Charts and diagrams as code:
--
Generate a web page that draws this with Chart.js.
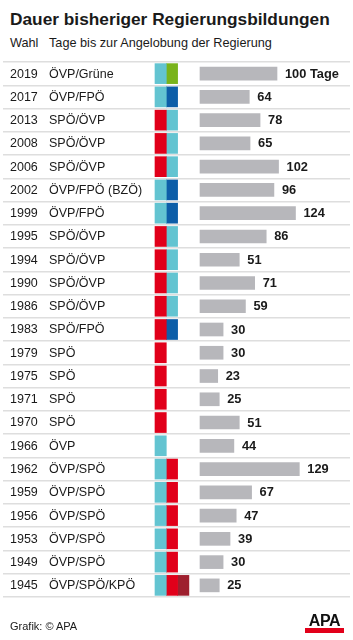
<!DOCTYPE html>
<html>
<head>
<meta charset="utf-8">
<script src="https://cdn.jsdelivr.net/npm/chart.js@4/dist/chart.umd.min.js"></script>
<style>
    body { margin: 0; background: #fff; font-family: "Liberation Sans", Arial, sans-serif; color: #1a1a1a; }
    #wrap { position: relative; width: 353px; height: 640px; overflow: hidden; }
    #title { position: absolute; left: 10px; top: 9px; font-size: 17.3px; font-weight: bold; }
    .sub { position: absolute; top: 36px; font-size: 12.7px; }
    #foot { position: absolute; left: 10px; top: 620px; font-size: 11px; }
    #logo { position: absolute; left: 305px; top: 614px; width: 39px; }
    #logo .txt { font-size: 16px; font-weight: bold; line-height: 14px; text-align: center; letter-spacing: -0.3px; color: #111; }
    #logo .bar { height: 5px; background: #e2001a; margin-top: 0px; }
    canvas { position: absolute; left: 0; top: 0; }
</style>
</head>
<body>
<div id="wrap">
    <div id="title">Dauer bisheriger Regierungsbildungen</div>
    <div class="sub" style="left:10px">Wahl</div>
    <div class="sub" style="left:49px">Tage bis zur Angelobung der Regierung</div>
    <canvas id="chart" width="353" height="640"></canvas>
    <div id="foot">Grafik: © APA</div>
    <div id="logo"><div class="txt">APA</div><div class="bar"></div></div>
</div>
<script>
// Daten
const years = ['2019', '2017', '2013', '2008', '2006', '2002', '1999', '1995', '1994', '1990', '1986', '1983',
    '1979', '1975', '1971', '1970', '1966', '1962', '1959', '1956', '1953', '1949', '1945'];
const coalitions = ['ÖVP/Grüne', 'ÖVP/FPÖ', 'SPÖ/ÖVP', 'SPÖ/ÖVP', 'SPÖ/ÖVP', 'ÖVP/FPÖ (BZÖ)', 'ÖVP/FPÖ',
    'SPÖ/ÖVP', 'SPÖ/ÖVP', 'SPÖ/ÖVP', 'SPÖ/ÖVP', 'SPÖ/FPÖ', 'SPÖ', 'SPÖ', 'SPÖ', 'SPÖ', 'ÖVP',
    'ÖVP/SPÖ', 'ÖVP/SPÖ', 'ÖVP/SPÖ', 'ÖVP/SPÖ', 'ÖVP/SPÖ', 'ÖVP/SPÖ/KPÖ'];
const days = [100, 64, 78, 65, 102, 96, 124, 86, 51, 71, 59, 30, 30, 23, 25, 51, 44, 129, 67, 47, 39, 30, 25];

// Parteifarben
const PARTY_COLORS = {
    'ÖVP': '#63c4d1',
    'SPÖ': '#e1001a',
    'FPÖ': '#0d5ea8',
    'Grüne': '#79b31b',
    'KPÖ': '#9e1f2e'
};

const parties = coalitions.map(c => c.replace(' (BZÖ)', '').split('/'));

// drei gestapelte Blöcke je Zeile
const partyDatasets = [0, 1, 2].map(k => ({
    xAxisID: 'xp',
    data: parties.map(p => p[k] ? 1 : null),
    backgroundColor: parties.map(p => PARTY_COLORS[p[k]] || '#ccc'),
    barThickness: 20,
    borderWidth: 0
}));

// Layout der Skalen (Pixel im Diagrammbereich)
const AREA_L = 3, AREA_R = 350;
const DAY_PX = 0.77, DAY_X0 = 200;
const BLOCK_PX = 11.3, BLOCK_X0 = 155;
const dayMin = -(DAY_X0 - AREA_L) / DAY_PX;
const blockMin = -(BLOCK_X0 - AREA_L) / BLOCK_PX;

const rowLabels = {
    id: 'rowLabels',
    afterDatasetsDraw(chart) {
        const { ctx, scales } = chart;
        const y = scales.y;
        const meta = chart.getDatasetMeta(3);
        ctx.save();
        ctx.textBaseline = 'middle';
        ctx.fillStyle = '#1a1a1a';
        years.forEach((yr, i) => {
            const py = y.getPixelForValue(i) + 0.5;
            ctx.font = '12.5px "Liberation Sans", Arial, sans-serif';
            ctx.textAlign = 'left';
            ctx.fillText(yr, 10, py);
            ctx.fillText(coalitions[i], 49, py);
            ctx.font = 'bold 12.8px "Liberation Sans", Arial, sans-serif';
            const bar = meta.data[i];
            ctx.fillText(days[i] + (i === 0 ? ' Tage' : ''), bar.x + 8, py);
        });
        ctx.restore();
    }
};

new Chart(document.getElementById('chart'), {
    type: 'bar',
    data: {
        labels: years,
        datasets: [
            ...partyDatasets,
            {
                xAxisID: 'x',
                data: days,
                backgroundColor: '#b7b7bb',
                barThickness: 13,
                borderWidth: 0
            }
        ]
    },
    options: {
        indexAxis: 'y',
        responsive: false,
        animation: false,
        layout: { padding: { top: 62, bottom: 43, left: AREA_L, right: 353 - AREA_R } },
        plugins: { legend: { display: false }, tooltip: { enabled: false } },
        scales: {
            y: {
                stacked: true,
                ticks: { display: false },
                grid: { offset: true, drawTicks: false, color: '#dedede', lineWidth: 1.5 },
                border: { display: false }
            },
            x: {
                display: false,
                min: dayMin,
                max: dayMin + (AREA_R - AREA_L) / DAY_PX
            },
            xp: {
                display: false,
                stacked: true,
                axis: 'x',
                min: blockMin,
                max: blockMin + (AREA_R - AREA_L) / BLOCK_PX
            }
        }
    },
    plugins: [rowLabels]
});
</script>
</body>
</html>
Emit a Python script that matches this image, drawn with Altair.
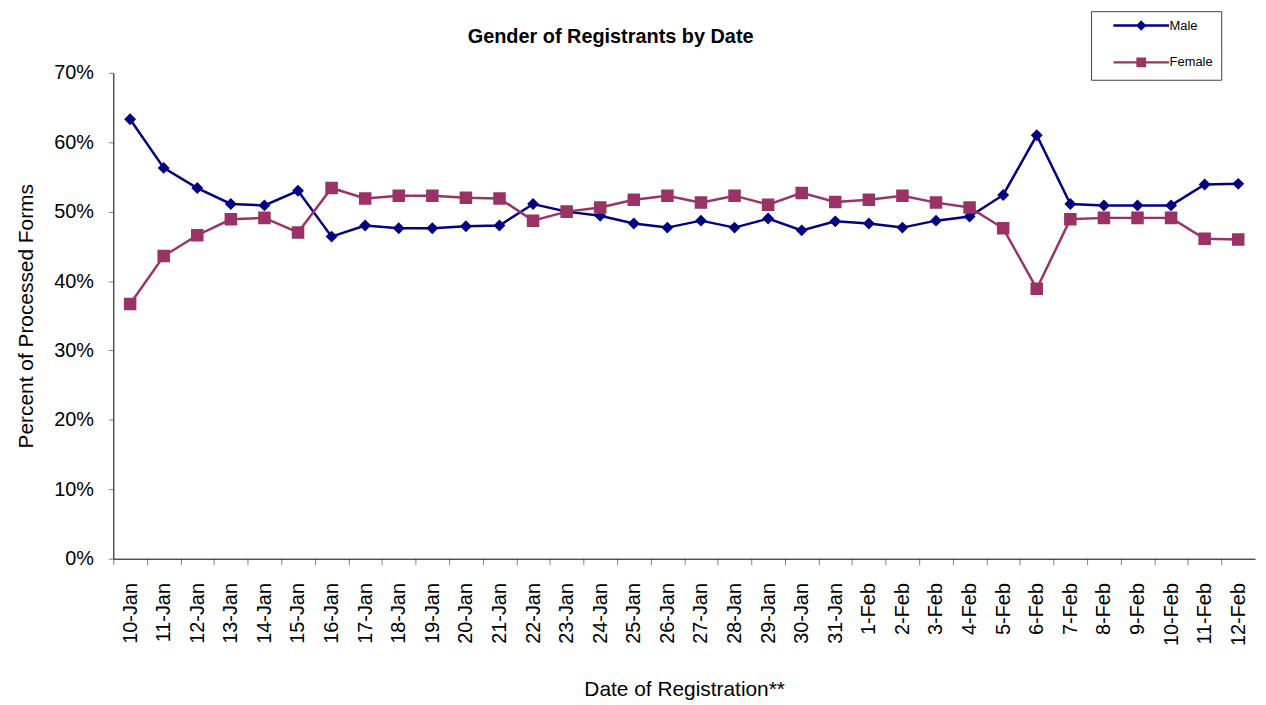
import altair as alt
import pandas as pd

dates = ["10-Jan", "11-Jan", "12-Jan", "13-Jan", "14-Jan", "15-Jan", "16-Jan", "17-Jan",
         "18-Jan", "19-Jan", "20-Jan", "21-Jan", "22-Jan", "23-Jan", "24-Jan", "25-Jan",
         "26-Jan", "27-Jan", "28-Jan", "29-Jan", "30-Jan", "31-Jan", "1-Feb", "2-Feb",
         "3-Feb", "4-Feb", "5-Feb", "6-Feb", "7-Feb", "8-Feb", "9-Feb", "10-Feb",
         "11-Feb", "12-Feb"]

male = [63.3, 56.3, 53.4, 51.1, 50.9, 53.0, 46.4, 48.0, 47.6, 47.6, 47.9, 48.0, 51.1,
        50.0, 49.4, 48.3, 47.7, 48.7, 47.7, 49.0, 47.3, 48.6, 48.3, 47.7, 48.7, 49.3,
        52.4, 61.0, 51.1, 50.9, 50.9, 50.9, 53.9, 54.0]

female = [36.7, 43.6, 46.6, 48.9, 49.1, 47.0, 53.4, 51.9, 52.3, 52.3, 52.0, 51.9, 48.7,
          50.0, 50.6, 51.7, 52.3, 51.3, 52.3, 51.0, 52.7, 51.4, 51.7, 52.3, 51.3, 50.6,
          47.6, 38.9, 48.9, 49.1, 49.1, 49.1, 46.1, 46.0]

series = ["Male", "Female"]
colors = ["#000080", "#993366"]
y_ticks = [0, 10, 20, 30, 40, 50, 60, 70]

n = len(dates)
df = pd.DataFrame({
    "Date": dates * 2,
    "Series": ["Male"] * n + ["Female"] * n,
    "Pct": male + female,
})

FONT = "Liberation Sans"
W, H = 1149, 489
half_step = W / n / 2

# marker shapes; the horizontal stroke segment only shows in the legend (stroked there)
diamond = "M-8,0H8M0,-1L1,0L0,1L-1,0Z"
square = "M-8,0H8M-1.05,-1.05H1.05V1.05H-1.05Z"

x_enc = alt.X(
    "Date:N", sort=dates,
    scale=alt.Scale(type="point", padding=0.5),
    axis=alt.Axis(
        title="Date of Registration**", labelAngle=270, labelAlign="right",
        labelBaseline="middle", labelFontSize=20, titleFontSize=21,
        labelFont=FONT, titleFont=FONT, titleFontWeight="normal",
        tickOffset=-half_step, labelOffset=half_step, tickSize=6,
        labelPadding=18, titlePadding=33, domainColor="black", tickColor="#808080",
        labelColor="black", titleColor="black", grid=False,
    ),
)
y_enc = alt.Y(
    "Pct:Q",
    scale=alt.Scale(domain=[0, 70], nice=False, zero=True),
    axis=alt.Axis(
        title="Percent of Processed Forms", values=y_ticks,
        labelExpr="datum.value + '%'", labelFontSize=20, titleFontSize=21,
        labelFont=FONT, titleFont=FONT, titleFontWeight="normal",
        tickSize=5, labelPadding=15, titlePadding=17, domainColor="black",
        tickColor="#808080", labelColor="black", titleColor="black", grid=False,
    ),
)

legend = alt.Legend(
    title=None, orient="none", legendX=984, legendY=-62,
    strokeColor="#404040", fillColor="white", padding=8,
    labelFont=FONT, labelFontSize=13, labelColor="black",
    symbolSize=49, symbolStrokeWidth=2.5, symbolOffset=36, labelOffset=22,
    rowPadding=19, labelExpr="datum.label + '\u00a0\u00a0\u00a0\u00a0'",
)

color_enc = alt.Color("Series:N", scale=alt.Scale(domain=series, range=colors), legend=legend)

lines = alt.Chart(df).mark_line(strokeWidth=2.5).encode(
    x=x_enc, y=y_enc, color=color_enc, detail="Series:N",
)

points = alt.Chart(df).mark_point(filled=True, size=144, strokeWidth=0, opacity=1).encode(
    x=x_enc, y=y_enc,
    color=color_enc,
    stroke=alt.Stroke("Series:N", scale=alt.Scale(domain=series, range=colors), legend=legend),
    shape=alt.Shape("Series:N", scale=alt.Scale(domain=series, range=[diamond, square]), legend=legend),
)

chart = alt.layer(lines, points).properties(
    width=W, height=H,
    title=alt.Title("Gender of Registrants by Date", fontSize=20, fontWeight="bold",
                    font=FONT, color="black", anchor="middle", frame="group",
                    baseline="alphabetic", offset=29, dx=-74, dy=82),
    autosize=alt.AutoSizeParams(type="none"),
    padding={"left": 106, "top": 63, "right": 3, "bottom": 142},
).configure(background="white").configure_view(stroke=None)

chart.save("out.html", embed_options={"renderer": "svg", "actions": False})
--
◆ Stated exercise ◆
Within the entries above, give again exactly the lines starting at the one that contains "Emit a Python" and ending at the one that contains "y_ticks = [0, 10, 20, 30, 40, 50, 60, 70]", leaving out the pictures.

◆ Complete response ◆
Emit a Python script that matches this image, drawn with Altair.
import altair as alt
import pandas as pd

dates = ["10-Jan", "11-Jan", "12-Jan", "13-Jan", "14-Jan", "15-Jan", "16-Jan", "17-Jan",
         "18-Jan", "19-Jan", "20-Jan", "21-Jan", "22-Jan", "23-Jan", "24-Jan", "25-Jan",
         "26-Jan", "27-Jan", "28-Jan", "29-Jan", "30-Jan", "31-Jan", "1-Feb", "2-Feb",
         "3-Feb", "4-Feb", "5-Feb", "6-Feb", "7-Feb", "8-Feb", "9-Feb", "10-Feb",
         "11-Feb", "12-Feb"]

male = [63.3, 56.3, 53.4, 51.1, 50.9, 53.0, 46.4, 48.0, 47.6, 47.6, 47.9, 48.0, 51.1,
        50.0, 49.4, 48.3, 47.7, 48.7, 47.7, 49.0, 47.3, 48.6, 48.3, 47.7, 48.7, 49.3,
        52.4, 61.0, 51.1, 50.9, 50.9, 50.9, 53.9, 54.0]

female = [36.7, 43.6, 46.6, 48.9, 49.1, 47.0, 53.4, 51.9, 52.3, 52.3, 52.0, 51.9, 48.7,
          50.0, 50.6, 51.7, 52.3, 51.3, 52.3, 51.0, 52.7, 51.4, 51.7, 52.3, 51.3, 50.6,
          47.6, 38.9, 48.9, 49.1, 49.1, 49.1, 46.1, 46.0]

series = ["Male", "Female"]
colors = ["#000080", "#993366"]
y_ticks = [0, 10, 20, 30, 40, 50, 60, 70]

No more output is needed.